In a few more days I'll be back at my practice. Safe, efficient, oversized, healthy, and where the patients are wondering, I hope, Where's Dr. Ursus? And where I'll be wondering, I hope I did all right while Dr. Orser was away.
Instead, I've walked into an entirely different scene. The average patient age must be 65; the oldest patient I've seen so far is 96. Patients come overloaded with medical problems; the average comorbidity factor is about five. And the patients have their own ideas about sameness: most want their old doctor back, asking Will Dr. Orser be back soon? and Why is Dr. Orser gone? and He's coming back, isn't he? I've gone from my young practice to a geriatric one, and I have whiplash ... or would that be cervical osteoarthritis? I'm using medical muscles I thought had atrophied a long time ago, like managing chest pain in a patient with known angina and GERD, or titrating a dozen medications to maximal clinical effect while trying to avoid side effects, or wrestling with rheumatoid arthritis and diabetes and chronic opiate use for pain, or treating hypothyroidism with depression and myasthenia gravis.

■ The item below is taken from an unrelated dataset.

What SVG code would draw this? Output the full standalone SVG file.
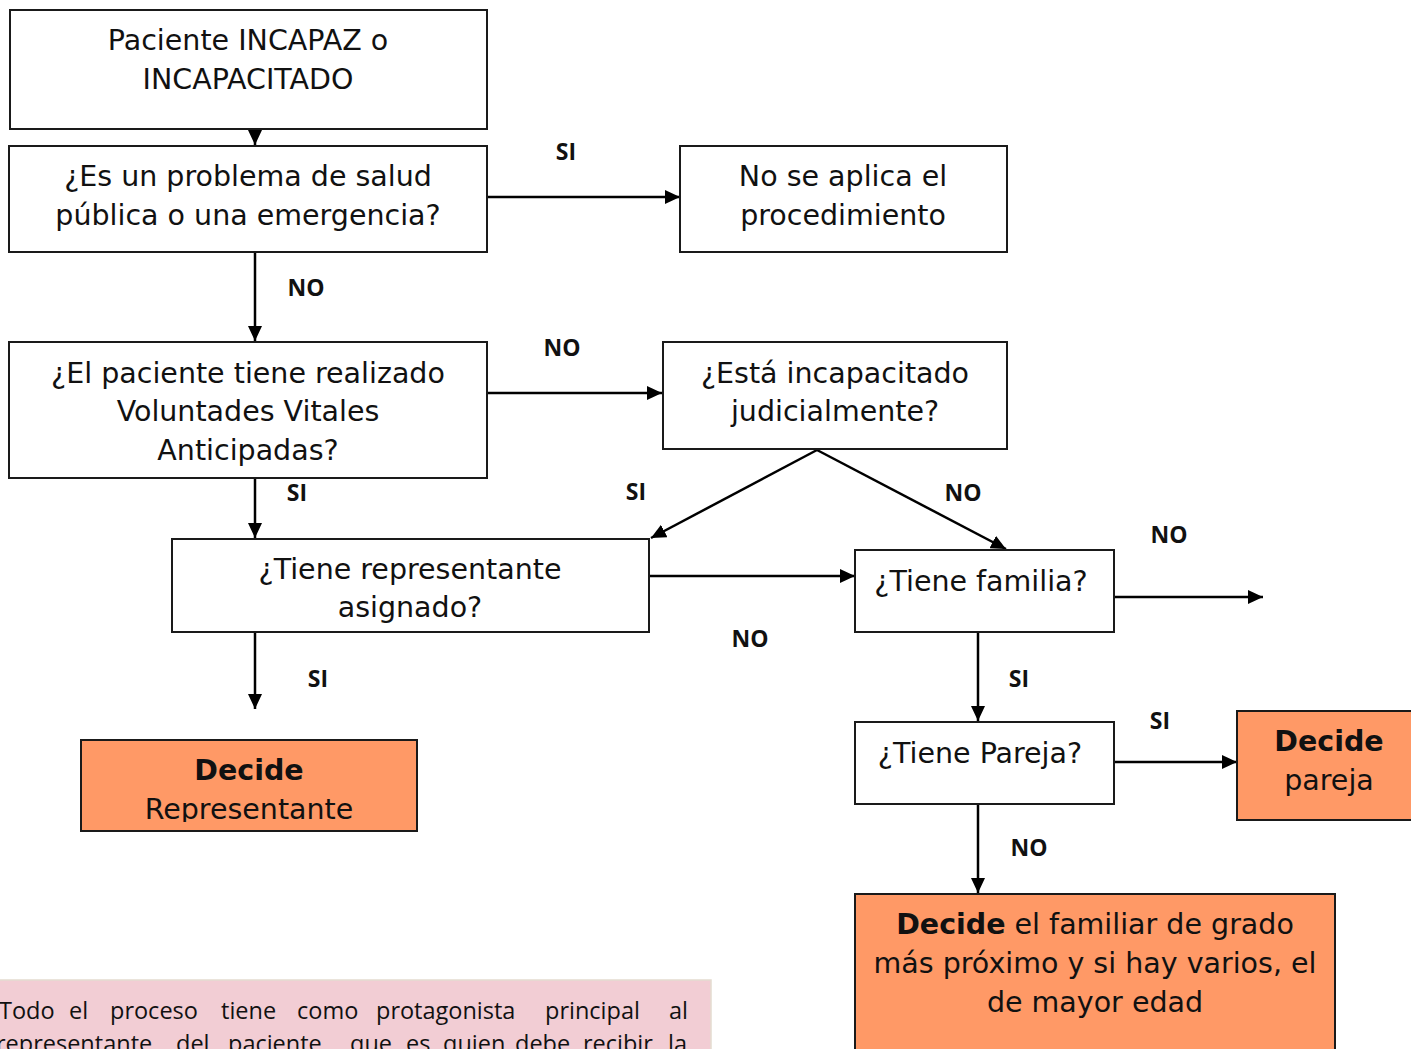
<svg xmlns="http://www.w3.org/2000/svg" width="1411" height="1049" viewBox="0 0 1411 1049">
<style>
.box{fill:#fff;stroke:#1a1a1a;stroke-width:2}
.dec{fill:#FF9966;stroke:#1a1a1a;stroke-width:2}
.t{font-family:"DejaVu Sans","Liberation Sans",sans-serif;font-size:28.5px;fill:#111;text-anchor:middle}
.b{font-weight:bold}
.lbl{font-family:"Open Sans","Liberation Sans",sans-serif;font-size:23px;font-weight:bold;fill:#111;text-anchor:middle}
.c{stroke:#000;stroke-width:2.5;fill:none;marker-end:url(#ah)}
.note{font-family:"Open Sans","Liberation Sans",sans-serif;font-size:23.5px;fill:#111}
</style>
<defs>
<marker id="ah" markerUnits="userSpaceOnUse" markerWidth="16" markerHeight="14" refX="15" refY="7" orient="auto"><path d="M0,0 L15,7 L0,14 z" fill="#000"/></marker>
<clipPath id="clip7"><rect x="81" y="740" width="336" height="82"/></clipPath>
</defs>
<rect width="1411" height="1049" fill="#fff"/>
<g id="connectors">
<line class="c" x1="255" y1="129" x2="255" y2="145"/>
<line class="c" x1="487" y1="197" x2="680" y2="197"/>
<line class="c" x1="255" y1="252" x2="255" y2="341"/>
<line class="c" x1="487" y1="393" x2="662" y2="393"/>
<line class="c" x1="817" y1="450" x2="651" y2="538"/>
<line class="c" x1="817" y1="450" x2="1006" y2="549"/>
<line class="c" x1="255" y1="478" x2="255" y2="538"/>
<line class="c" x1="649" y1="576" x2="855" y2="576"/>
<line class="c" x1="255" y1="620" x2="255" y2="709"/>
<line class="c" x1="1114" y1="597" x2="1263" y2="597"/>
<line class="c" x1="978" y1="632" x2="978" y2="721"/>
<line class="c" x1="1114" y1="762" x2="1237" y2="762"/>
<line class="c" x1="978" y1="804" x2="978" y2="893"/>
<text class="lbl" x="566" y="160">SI</text>
<text class="lbl" x="306" y="296">NO</text>
<text class="lbl" x="562" y="356">NO</text>
<text class="lbl" x="297" y="501">SI</text>
<text class="lbl" x="636" y="500">SI</text>
<text class="lbl" x="963" y="501">NO</text>
<text class="lbl" x="1169" y="543">NO</text>
<text class="lbl" x="750" y="647">NO</text>
<text class="lbl" x="318" y="687">SI</text>
<text class="lbl" x="1019" y="687">SI</text>
<text class="lbl" x="1160" y="729">SI</text>
<text class="lbl" x="1029" y="856">NO</text>
</g>
<g id="n1"><rect class="box" x="10" y="10" width="477" height="119"/>
<text class="t" x="248" y="50">Paciente INCAPAZ o</text><text class="t" x="248" y="89">INCAPACITADO</text></g>
<g id="n2"><rect class="box" x="9" y="146" width="478" height="106"/>
<text class="t" x="248" y="186">¿Es un problema de salud</text><text class="t" x="248" y="225">pública o una emergencia?</text></g>
<g id="n3"><rect class="box" x="680" y="146" width="327" height="106"/>
<text class="t" x="843" y="186">No se aplica el</text><text class="t" x="843" y="225">procedimiento</text></g>
<g id="n4"><rect class="box" x="9" y="342" width="478" height="136"/>
<text class="t" x="248" y="383">¿El paciente tiene realizado</text><text class="t" x="248" y="421">Voluntades Vitales</text><text class="t" x="248" y="460">Anticipadas?</text></g>
<g id="n5"><rect class="box" x="663" y="342" width="344" height="107"/>
<text class="t" x="835" y="383">¿Está incapacitado</text><text class="t" x="835" y="421">judicialmente?</text></g>
<g id="n6"><rect class="box" x="172" y="539" width="477" height="93"/>
<text class="t" x="410" y="579">¿Tiene representante</text><text class="t" x="410" y="617">asignado?</text></g>
<g id="n7"><rect class="dec" x="81" y="740" width="336" height="91"/>
<g clip-path="url(#clip7)"><text class="t b" x="249" y="780">Decide</text><text class="t" x="249" y="819">Representante</text></g></g>
<g id="n8"><rect class="box" x="855" y="550" width="259" height="82"/>
<text class="t" x="981" y="591">¿Tiene familia?</text></g>
<g id="n9"><rect class="box" x="855" y="722" width="259" height="82"/>
<text class="t" x="980" y="763">¿Tiene Pareja?</text></g>
<g id="n10"><rect class="dec" x="1237" y="711" width="180" height="109"/>
<text class="t b" x="1329" y="751">Decide</text><text class="t" x="1329" y="790">pareja</text></g>
<g id="n11"><rect class="dec" x="855" y="894" width="480" height="170"/>
<text class="t" x="1095" y="934"><tspan class="b">Decide</tspan> el familiar de grado</text>
<text class="t" x="1095" y="973">más próximo y si hay varios, el</text>
<text class="t" x="1095" y="1012">de mayor edad</text></g>
<g id="note"><rect x="-2" y="980" width="713" height="80" fill="#F2CDD4" stroke="#E4DCD0" stroke-width="1.5"/>
<text class="note" y="1019"><tspan x="-1">Todo</tspan><tspan x="69">el</tspan><tspan x="110">proceso</tspan><tspan x="221">tiene</tspan><tspan x="297">como</tspan><tspan x="376">protagonista</tspan><tspan x="545">principal</tspan><tspan x="669">al</tspan></text>
<text class="note" y="1052"><tspan x="-4">representante</tspan><tspan x="176">del</tspan><tspan x="228">paciente,</tspan><tspan x="350">que</tspan><tspan x="406">es</tspan><tspan x="443">quien</tspan><tspan x="515">debe</tspan><tspan x="583">recibir</tspan><tspan x="668">la</tspan></text></g>
</svg>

One patient had such a constellation of things wrong with her that I made four — to my mind legitimate — referrals for just one visit. I've ordered thyroid ultrasounds and peripheral arterial Doppler studies and EKGs and echocardiograms and umpteen blood tests in a mad dash to keep up with the diseases, which mount higher as I progress though my day sheet. I'm overwhelmed by the number of chief complaints.
The charts are sagas of woe. Twenty to thirty medications are listed; many are crossed off, re-entered, then crossed off again. Blood work and x-rays come by the pile; consultations by the raft. And nothing is how I want it, where I want it; instead the office is organized in a way different from what I'm used to, and after managing more complicated patients who take more time, I'm slowed down even more by the mountain of documentation I have to sift through to get the information I need.
I find I'm working harder and earning less: a quick visit is unheard of here. I'm forced to stop patients after a certain point, not because what they have to say is irrelevant, but because I need to move on to the next person with the next serious problem. I'm actually turning away pathology, deflecting it until the next visit.
I've called my friend, who is spending March break with his kids, and asked him why he does it, why he tends to such a population. He said that for him it's normal, that he's been dealing with these patients for several years, and that he likes practising "real" medicine as opposed to high-dose reassurance. He told me the trick is in knowing his patients; knowing what has been wrong with them in the past helps him interpret what's wrong with them now.
I knew that, of course, and felt a little like I was being talked down to, as if I were a medical student again. But I knew what he was trying to say: that knowing his patients saved him a lot of time, just like knowing his chart system saved him time. And working in an office designed to his specifications saved him time. The fact that neither the office nor the patients meet my specifications is, I'm not proud to say, frustrating for me. I'll even admit to being frustrated when a patient wanted to discuss another life-threatening problem. I've been seeing so many, after all.
In a few more days I'll be back at my practice. Safe, efficient, oversized, healthy, and where the patients are wondering, I hope, Where's Dr. Ursus? And where I'll be wondering, I hope I did all right while Dr. Orser was away.